TASK BRIEF :: Retype word for word the first line of the listing and each line after it up to the line with "(topo) at (123,231)", with the pictures taken out.

SUPPLIED MATERIAL ::
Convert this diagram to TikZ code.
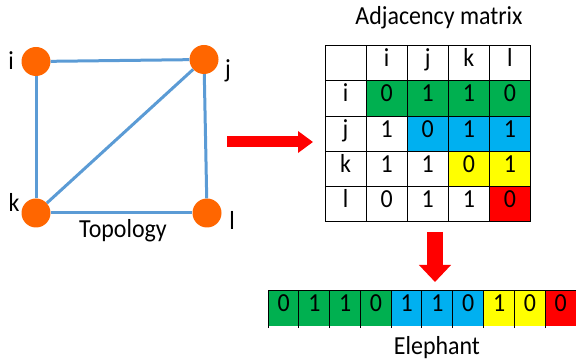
\documentclass[tikz,border=0pt]{standalone}
\usepackage{fontspec}
\usepackage{graphicx}
\setmainfont{Carlito}
\usetikzlibrary{arrows.meta}
\definecolor{vorange}{RGB}{255,102,0}
\definecolor{eblue}{RGB}{91,155,213}
\definecolor{cg}{RGB}{0,176,80}
\definecolor{cb}{RGB}{0,176,240}
\definecolor{cy}{RGB}{255,255,0}
\definecolor{cr}{RGB}{255,0,0}
\newcommand{\sqz}[1]{\scalebox{0.92}[1]{#1}}
\begin{document}
\begin{tikzpicture}[x=1pt,y=-1pt,
  txt/.style={font=\fontsize{26}{30}\selectfont, inner sep=0pt},
  vertex/.style={circle, fill=vorange, minimum size=29pt, inner sep=0pt},
  edge/.style={draw=eblue, line width=3pt},
  cell/.style={draw=black, line width=1pt, minimum width=41.1pt, minimum height=35.2pt, inner sep=0pt,
    font=\fontsize{26}{30}\selectfont, text height=1.45ex, text depth=0pt},
  barcell/.style={minimum width=30.77pt, minimum height=35pt, inner sep=0pt,
    font=\fontsize{26}{30}\selectfont, text height=1.45ex, text depth=0pt},
  bigarrow/.style={draw=cr, line width=11pt, -{Triangle[length=15pt,width=21pt]}},
]
\useasboundingbox (0,0) rectangle (576,363);

% graph
\node[vertex] (gi) at (36,61.5) {};
\node[vertex] (gj) at (204,59.5) {};
\node[vertex] (gk) at (36,213) {};
\node[vertex] (gl) at (207,213) {};
\draw[edge] (gi) -- (gj);
\draw[edge] (gi) -- (gk);
\draw[edge] (gj) -- (gk);
\draw[edge] (gj) -- (gl);
\draw[edge] (gk) -- (gl);
\node[txt] (li) at (11,61) {\sqz{i}};
\node[txt] (lj) at (228,71) {\sqz{j}};
\node[txt] (lk) at (14,202.5) {\sqz{k}};
\node[txt] (ll) at (232,220) {\sqz{l}};
\node[txt] (topo) at (123,231) {\sqz{Topology}};

% arrow right
\coordinate (ra1) at (227,142);
\coordinate (ra2) at (313,142);
\draw[bigarrow] (ra1) -- (ra2);

% matrix
\node[txt] (title) at (439,17.5) {\sqz{Adjacency matrix}};
\foreach [count=\c from 0] \t/\f in {{}/white, i/white, j/white, k/white, l/white}
  \node[cell, fill=\f] (m-0-\c) at ({325+41.1*(\c+0.5)}, 63.3) {\sqz{\t}};
\foreach [count=\c from 0] \t/\f in {i/white, 0/cg, 1/cg, 1/cg, 0/cg}
  \node[cell, fill=\f] (m-1-\c) at ({325+41.1*(\c+0.5)}, 98.5) {\sqz{\t}};
\foreach [count=\c from 0] \t/\f in {j/white, 1/white, 0/cb, 1/cb, 1/cb}
  \node[cell, fill=\f] (m-2-\c) at ({325+41.1*(\c+0.5)}, 133.7) {\sqz{\t}};
\foreach [count=\c from 0] \t/\f in {k/white, 1/white, 1/white, 0/cy, 1/cy}
  \node[cell, fill=\f] (m-3-\c) at ({325+41.1*(\c+0.5)}, 168.9) {\sqz{\t}};
\foreach [count=\c from 0] \t/\f in {l/white, 0/white, 1/white, 1/white, 0/cr}
  \node[cell, fill=\f] (m-4-\c) at ({325+41.1*(\c+0.5)}, 204.1) {\sqz{\t}};

% arrow down
\coordinate (da1) at (435,232);
\coordinate (da2) at (435,282);
\draw[draw=cr, line width=16pt, -{Triangle[length=17pt,width=31pt]}] (da1) -- (da2);

% elephant bar
\foreach [count=\c from 0] \t/\f in {0/cg, 1/cg, 1/cg, 0/cg, 1/cb, 1/cb, 0/cb, 1/cy, 0/cy, 0/cr}
  \node[barcell, fill=\f] (b-\c) at ({268.3+30.77*(\c+0.5)}, 308.5) {\sqz{\t}};
\draw[line width=1pt] (b-0.north west) -- (b-9.north east);
\foreach \c in {0,...,9}
  \draw[line width=1pt] ([yshift=-2pt]b-\c.south west) -- (b-\c.north west);
\draw[line width=1pt] ([yshift=-2pt]b-9.south east) -- (b-9.north east);
\node[txt] (eleph) at (437,348) {\sqz{Elephant}};
\end{tikzpicture}
\end{document}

RESPONSE BELOW ::
Convert this diagram to TikZ code.
\documentclass[tikz,border=0pt]{standalone}
\usepackage{fontspec}
\usepackage{graphicx}
\setmainfont{Carlito}
\usetikzlibrary{arrows.meta}
\definecolor{vorange}{RGB}{255,102,0}
\definecolor{eblue}{RGB}{91,155,213}
\definecolor{cg}{RGB}{0,176,80}
\definecolor{cb}{RGB}{0,176,240}
\definecolor{cy}{RGB}{255,255,0}
\definecolor{cr}{RGB}{255,0,0}
\newcommand{\sqz}[1]{\scalebox{0.92}[1]{#1}}
\begin{document}
\begin{tikzpicture}[x=1pt,y=-1pt,
  txt/.style={font=\fontsize{26}{30}\selectfont, inner sep=0pt},
  vertex/.style={circle, fill=vorange, minimum size=29pt, inner sep=0pt},
  edge/.style={draw=eblue, line width=3pt},
  cell/.style={draw=black, line width=1pt, minimum width=41.1pt, minimum height=35.2pt, inner sep=0pt,
    font=\fontsize{26}{30}\selectfont, text height=1.45ex, text depth=0pt},
  barcell/.style={minimum width=30.77pt, minimum height=35pt, inner sep=0pt,
    font=\fontsize{26}{30}\selectfont, text height=1.45ex, text depth=0pt},
  bigarrow/.style={draw=cr, line width=11pt, -{Triangle[length=15pt,width=21pt]}},
]
\useasboundingbox (0,0) rectangle (576,363);

% graph
\node[vertex] (gi) at (36,61.5) {};
\node[vertex] (gj) at (204,59.5) {};
\node[vertex] (gk) at (36,213) {};
\node[vertex] (gl) at (207,213) {};
\draw[edge] (gi) -- (gj);
\draw[edge] (gi) -- (gk);
\draw[edge] (gj) -- (gk);
\draw[edge] (gj) -- (gl);
\draw[edge] (gk) -- (gl);
\node[txt] (li) at (11,61) {\sqz{i}};
\node[txt] (lj) at (228,71) {\sqz{j}};
\node[txt] (lk) at (14,202.5) {\sqz{k}};
\node[txt] (ll) at (232,220) {\sqz{l}};
\node[txt] (topo) at (123,231) {\sqz{Topology}};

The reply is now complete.